Wahls didn't grasp the impact of his speech until the next day, when a friend told him, "Do you realize you are all over Facebook?"
"I had no idea what she was talking about," said Wahls. "It took up half of her news feed, and I saw the YouTube video, and it had 5,000 hits Tuesday afternoon.
"The response was overwhelming," said Wahls, who got barraged with calls from the media. "It was the most stressful snow day I have ever had."
His speech, however, fell on deaf ears. Three Democrats joined 59 Republicans to vote in favor of amending the Constitution to ban gay marriage, which passed by a 62-37 vote.

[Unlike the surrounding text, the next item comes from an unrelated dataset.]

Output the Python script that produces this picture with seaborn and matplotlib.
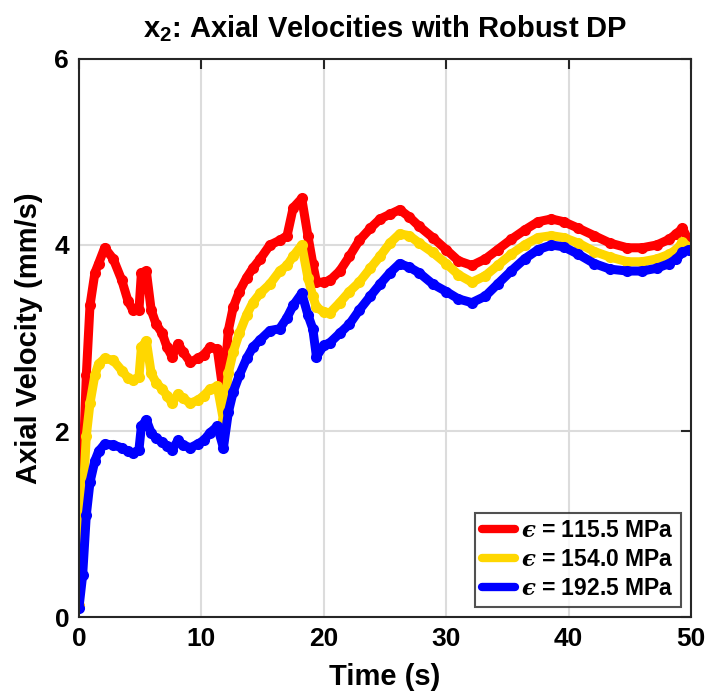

If approved by legislators and voters in 2013, the amendment to the constitution would ban gay marriage, civil unions, domestic partnerships and any government recognition of gay and lesbian couples in the state
The year his parents wed, the Iowa Supreme Court unanimously legalized gay marriage, making it the third state and the first heartland state to allow same-sex couples to marry.
Gay marriage is now legal in New Hampshire, Massachusetts, Connecticut, Iowa, Vermont and Washington, D.C. New York, California, Rhode Island, New Mexico and Washington, D.C., recognize marriages by same-sex couples legally performed elsewhere.

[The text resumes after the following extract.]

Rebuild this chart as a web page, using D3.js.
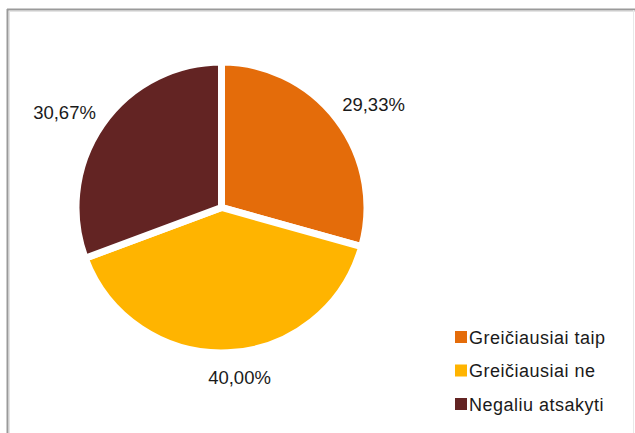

Just last week Barbara Bush, the daughter of former President George W. Bush, expressed her support for same-sex marriage in a new online PSA video for the Human Rights Campaign, a gay rights group.
"My family eats together, goes to church on Sunday and goes on vacations, just like you," Wahls told legislators.
"The sense of family comes from the commitment we make to each other," he said. "To work through the hard times, so we can enjoy the good ones. It comes from the love that binds us. That's what makes a family.
"So what you're voting here isn't to change us. It's not to change our families. It's to change how the law views us. How the law treats us," he said.